Copy every line of the listing exactly.

══ DATASET EXCERPT ══

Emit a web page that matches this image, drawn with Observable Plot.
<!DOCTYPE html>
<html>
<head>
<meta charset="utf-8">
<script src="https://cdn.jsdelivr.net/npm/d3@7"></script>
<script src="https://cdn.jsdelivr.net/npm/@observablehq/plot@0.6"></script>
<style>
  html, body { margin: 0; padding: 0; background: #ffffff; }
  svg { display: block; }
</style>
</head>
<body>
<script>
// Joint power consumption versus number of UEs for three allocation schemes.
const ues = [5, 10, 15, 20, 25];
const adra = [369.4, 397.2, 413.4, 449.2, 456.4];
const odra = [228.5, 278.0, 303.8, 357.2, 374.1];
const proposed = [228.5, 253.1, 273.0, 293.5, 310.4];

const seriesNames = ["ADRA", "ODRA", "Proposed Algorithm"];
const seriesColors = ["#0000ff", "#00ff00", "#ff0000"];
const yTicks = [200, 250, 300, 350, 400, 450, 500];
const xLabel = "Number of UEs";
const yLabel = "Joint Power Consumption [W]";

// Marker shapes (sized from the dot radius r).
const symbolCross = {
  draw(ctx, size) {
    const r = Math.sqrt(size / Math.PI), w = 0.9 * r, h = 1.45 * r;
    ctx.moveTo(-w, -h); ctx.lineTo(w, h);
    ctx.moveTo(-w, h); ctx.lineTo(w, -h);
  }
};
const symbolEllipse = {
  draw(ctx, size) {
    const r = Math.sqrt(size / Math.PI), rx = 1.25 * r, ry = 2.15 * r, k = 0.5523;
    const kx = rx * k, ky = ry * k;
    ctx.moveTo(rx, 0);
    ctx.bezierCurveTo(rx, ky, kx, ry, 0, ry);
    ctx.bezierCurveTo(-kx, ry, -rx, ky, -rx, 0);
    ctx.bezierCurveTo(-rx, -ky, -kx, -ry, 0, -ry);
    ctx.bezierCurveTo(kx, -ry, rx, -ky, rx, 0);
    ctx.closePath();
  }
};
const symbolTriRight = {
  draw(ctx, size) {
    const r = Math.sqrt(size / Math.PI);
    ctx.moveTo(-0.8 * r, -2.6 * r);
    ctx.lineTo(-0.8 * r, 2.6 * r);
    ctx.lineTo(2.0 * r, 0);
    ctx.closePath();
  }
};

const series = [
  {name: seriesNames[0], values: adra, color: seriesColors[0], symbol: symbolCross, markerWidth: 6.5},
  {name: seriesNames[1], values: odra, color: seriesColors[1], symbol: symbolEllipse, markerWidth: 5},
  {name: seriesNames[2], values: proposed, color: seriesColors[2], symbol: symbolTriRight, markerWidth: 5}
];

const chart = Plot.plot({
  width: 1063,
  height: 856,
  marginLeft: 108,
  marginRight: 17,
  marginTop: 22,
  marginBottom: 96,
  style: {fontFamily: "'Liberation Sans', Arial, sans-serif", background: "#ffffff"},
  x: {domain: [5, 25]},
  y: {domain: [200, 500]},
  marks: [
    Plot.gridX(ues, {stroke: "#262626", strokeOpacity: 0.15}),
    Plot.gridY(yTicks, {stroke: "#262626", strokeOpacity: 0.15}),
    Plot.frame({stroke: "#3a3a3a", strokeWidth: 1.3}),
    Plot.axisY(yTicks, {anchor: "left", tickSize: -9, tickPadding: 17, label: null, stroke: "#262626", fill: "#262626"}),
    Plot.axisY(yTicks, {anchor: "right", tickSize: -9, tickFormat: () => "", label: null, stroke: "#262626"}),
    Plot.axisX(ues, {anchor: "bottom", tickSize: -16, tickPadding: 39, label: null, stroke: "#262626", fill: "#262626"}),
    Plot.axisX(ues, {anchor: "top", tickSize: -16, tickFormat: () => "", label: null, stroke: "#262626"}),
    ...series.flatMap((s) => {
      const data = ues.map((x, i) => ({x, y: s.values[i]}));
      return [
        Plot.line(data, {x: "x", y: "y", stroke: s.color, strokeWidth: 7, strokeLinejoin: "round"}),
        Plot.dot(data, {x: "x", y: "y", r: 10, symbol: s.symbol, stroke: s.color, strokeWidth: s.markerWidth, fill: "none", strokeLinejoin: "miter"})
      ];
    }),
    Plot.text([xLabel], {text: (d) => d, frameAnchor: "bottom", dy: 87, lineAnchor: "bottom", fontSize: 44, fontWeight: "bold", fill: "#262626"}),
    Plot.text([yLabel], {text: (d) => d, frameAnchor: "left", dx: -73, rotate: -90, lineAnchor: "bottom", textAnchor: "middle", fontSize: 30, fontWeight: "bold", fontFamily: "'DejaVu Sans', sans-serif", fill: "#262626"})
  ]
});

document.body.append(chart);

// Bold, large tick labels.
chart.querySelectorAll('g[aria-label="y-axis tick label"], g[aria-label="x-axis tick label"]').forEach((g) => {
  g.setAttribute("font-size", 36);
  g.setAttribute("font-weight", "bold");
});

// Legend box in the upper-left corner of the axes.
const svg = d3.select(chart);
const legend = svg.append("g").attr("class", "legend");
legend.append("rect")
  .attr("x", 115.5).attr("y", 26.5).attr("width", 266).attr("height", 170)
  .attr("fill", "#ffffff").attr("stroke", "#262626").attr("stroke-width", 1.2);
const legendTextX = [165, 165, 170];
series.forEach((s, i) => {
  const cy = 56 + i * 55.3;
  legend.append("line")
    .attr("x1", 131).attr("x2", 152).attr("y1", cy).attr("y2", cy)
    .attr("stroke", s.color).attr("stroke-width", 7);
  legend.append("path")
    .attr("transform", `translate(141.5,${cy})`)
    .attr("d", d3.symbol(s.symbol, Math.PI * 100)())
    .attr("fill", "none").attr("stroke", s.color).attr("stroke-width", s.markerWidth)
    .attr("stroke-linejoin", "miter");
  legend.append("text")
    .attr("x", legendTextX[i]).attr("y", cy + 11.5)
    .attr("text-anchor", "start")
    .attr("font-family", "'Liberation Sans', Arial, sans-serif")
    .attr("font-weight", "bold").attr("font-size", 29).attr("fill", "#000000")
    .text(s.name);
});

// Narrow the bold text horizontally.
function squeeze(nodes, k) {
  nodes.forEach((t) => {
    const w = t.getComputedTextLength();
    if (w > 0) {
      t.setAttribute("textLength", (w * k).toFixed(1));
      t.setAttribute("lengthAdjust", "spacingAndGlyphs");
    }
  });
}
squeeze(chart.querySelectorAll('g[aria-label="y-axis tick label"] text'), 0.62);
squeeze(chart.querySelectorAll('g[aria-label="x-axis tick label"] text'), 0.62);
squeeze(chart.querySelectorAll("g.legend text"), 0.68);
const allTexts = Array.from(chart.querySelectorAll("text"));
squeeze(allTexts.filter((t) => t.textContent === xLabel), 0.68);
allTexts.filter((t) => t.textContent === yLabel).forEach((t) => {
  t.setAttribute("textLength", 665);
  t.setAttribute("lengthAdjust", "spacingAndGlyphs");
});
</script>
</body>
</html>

═══

**THE ANSWER**
Emit a web page that matches this image, drawn with Observable Plot.
<!DOCTYPE html>
<html>
<head>
<meta charset="utf-8">
<script src="https://cdn.jsdelivr.net/npm/d3@7"></script>
<script src="https://cdn.jsdelivr.net/npm/@observablehq/plot@0.6"></script>
<style>
  html, body { margin: 0; padding: 0; background: #ffffff; }
  svg { display: block; }
</style>
</head>
<body>
<script>
// Joint power consumption versus number of UEs for three allocation schemes.
const ues = [5, 10, 15, 20, 25];
const adra = [369.4, 397.2, 413.4, 449.2, 456.4];
const odra = [228.5, 278.0, 303.8, 357.2, 374.1];
const proposed = [228.5, 253.1, 273.0, 293.5, 310.4];

const seriesNames = ["ADRA", "ODRA", "Proposed Algorithm"];
const seriesColors = ["#0000ff", "#00ff00", "#ff0000"];
const yTicks = [200, 250, 300, 350, 400, 450, 500];
const xLabel = "Number of UEs";
const yLabel = "Joint Power Consumption [W]";

// Marker shapes (sized from the dot radius r).
const symbolCross = {
  draw(ctx, size) {
    const r = Math.sqrt(size / Math.PI), w = 0.9 * r, h = 1.45 * r;
    ctx.moveTo(-w, -h); ctx.lineTo(w, h);
    ctx.moveTo(-w, h); ctx.lineTo(w, -h);
  }
};
const symbolEllipse = {
  draw(ctx, size) {
    const r = Math.sqrt(size / Math.PI), rx = 1.25 * r, ry = 2.15 * r, k = 0.5523;
    const kx = rx * k, ky = ry * k;
    ctx.moveTo(rx, 0);
    ctx.bezierCurveTo(rx, ky, kx, ry, 0, ry);
    ctx.bezierCurveTo(-kx, ry, -rx, ky, -rx, 0);
    ctx.bezierCurveTo(-rx, -ky, -kx, -ry, 0, -ry);
    ctx.bezierCurveTo(kx, -ry, rx, -ky, rx, 0);
    ctx.closePath();
  }
};
const symbolTriRight = {
  draw(ctx, size) {
    const r = Math.sqrt(size / Math.PI);
    ctx.moveTo(-0.8 * r, -2.6 * r);
    ctx.lineTo(-0.8 * r, 2.6 * r);
    ctx.lineTo(2.0 * r, 0);
    ctx.closePath();
  }
};

const series = [
  {name: seriesNames[0], values: adra, color: seriesColors[0], symbol: symbolCross, markerWidth: 6.5},
  {name: seriesNames[1], values: odra, color: seriesColors[1], symbol: symbolEllipse, markerWidth: 5},
  {name: seriesNames[2], values: proposed, color: seriesColors[2], symbol: symbolTriRight, markerWidth: 5}
];

const chart = Plot.plot({
  width: 1063,
  height: 856,
  marginLeft: 108,
  marginRight: 17,
  marginTop: 22,
  marginBottom: 96,
  style: {fontFamily: "'Liberation Sans', Arial, sans-serif", background: "#ffffff"},
  x: {domain: [5, 25]},
  y: {domain: [200, 500]},
  marks: [
    Plot.gridX(ues, {stroke: "#262626", strokeOpacity: 0.15}),
    Plot.gridY(yTicks, {stroke: "#262626", strokeOpacity: 0.15}),
    Plot.frame({stroke: "#3a3a3a", strokeWidth: 1.3}),
    Plot.axisY(yTicks, {anchor: "left", tickSize: -9, tickPadding: 17, label: null, stroke: "#262626", fill: "#262626"}),
    Plot.axisY(yTicks, {anchor: "right", tickSize: -9, tickFormat: () => "", label: null, stroke: "#262626"}),
    Plot.axisX(ues, {anchor: "bottom", tickSize: -16, tickPadding: 39, label: null, stroke: "#262626", fill: "#262626"}),
    Plot.axisX(ues, {anchor: "top", tickSize: -16, tickFormat: () => "", label: null, stroke: "#262626"}),
    ...series.flatMap((s) => {
      const data = ues.map((x, i) => ({x, y: s.values[i]}));
      return [
        Plot.line(data, {x: "x", y: "y", stroke: s.color, strokeWidth: 7, strokeLinejoin: "round"}),
        Plot.dot(data, {x: "x", y: "y", r: 10, symbol: s.symbol, stroke: s.color, strokeWidth: s.markerWidth, fill: "none", strokeLinejoin: "miter"})
      ];
    }),
    Plot.text([xLabel], {text: (d) => d, frameAnchor: "bottom", dy: 87, lineAnchor: "bottom", fontSize: 44, fontWeight: "bold", fill: "#262626"}),
    Plot.text([yLabel], {text: (d) => d, frameAnchor: "left", dx: -73, rotate: -90, lineAnchor: "bottom", textAnchor: "middle", fontSize: 30, fontWeight: "bold", fontFamily: "'DejaVu Sans', sans-serif", fill: "#262626"})
  ]
});

document.body.append(chart);

// Bold, large tick labels.
chart.querySelectorAll('g[aria-label="y-axis tick label"], g[aria-label="x-axis tick label"]').forEach((g) => {
  g.setAttribute("font-size", 36);
  g.setAttribute("font-weight", "bold");
});

// Legend box in the upper-left corner of the axes.
const svg = d3.select(chart);
const legend = svg.append("g").attr("class", "legend");
legend.append("rect")
  .attr("x", 115.5).attr("y", 26.5).attr("width", 266).attr("height", 170)
  .attr("fill", "#ffffff").attr("stroke", "#262626").attr("stroke-width", 1.2);
const legendTextX = [165, 165, 170];
series.forEach((s, i) => {
  const cy = 56 + i * 55.3;
  legend.append("line")
    .attr("x1", 131).attr("x2", 152).attr("y1", cy).attr("y2", cy)
    .attr("stroke", s.color).attr("stroke-width", 7);
  legend.append("path")
    .attr("transform", `translate(141.5,${cy})`)
    .attr("d", d3.symbol(s.symbol, Math.PI * 100)())
    .attr("fill", "none").attr("stroke", s.color).attr("stroke-width", s.markerWidth)
    .attr("stroke-linejoin", "miter");
  legend.append("text")
    .attr("x", legendTextX[i]).attr("y", cy + 11.5)
    .attr("text-anchor", "start")
    .attr("font-family", "'Liberation Sans', Arial, sans-serif")
    .attr("font-weight", "bold").attr("font-size", 29).attr("fill", "#000000")
    .text(s.name);
});

// Narrow the bold text horizontally.
function squeeze(nodes, k) {
  nodes.forEach((t) => {
    const w = t.getComputedTextLength();
    if (w > 0) {
      t.setAttribute("textLength", (w * k).toFixed(1));
      t.setAttribute("lengthAdjust", "spacingAndGlyphs");
    }
  });
}
squeeze(chart.querySelectorAll('g[aria-label="y-axis tick label"] text'), 0.62);
squeeze(chart.querySelectorAll('g[aria-label="x-axis tick label"] text'), 0.62);
squeeze(chart.querySelectorAll("g.legend text"), 0.68);
const allTexts = Array.from(chart.querySelectorAll("text"));
squeeze(allTexts.filter((t) => t.textContent === xLabel), 0.68);
allTexts.filter((t) => t.textContent === yLabel).forEach((t) => {
  t.setAttribute("textLength", 665);
  t.setAttribute("lengthAdjust", "spacingAndGlyphs");
});
</script>
</body>
</html>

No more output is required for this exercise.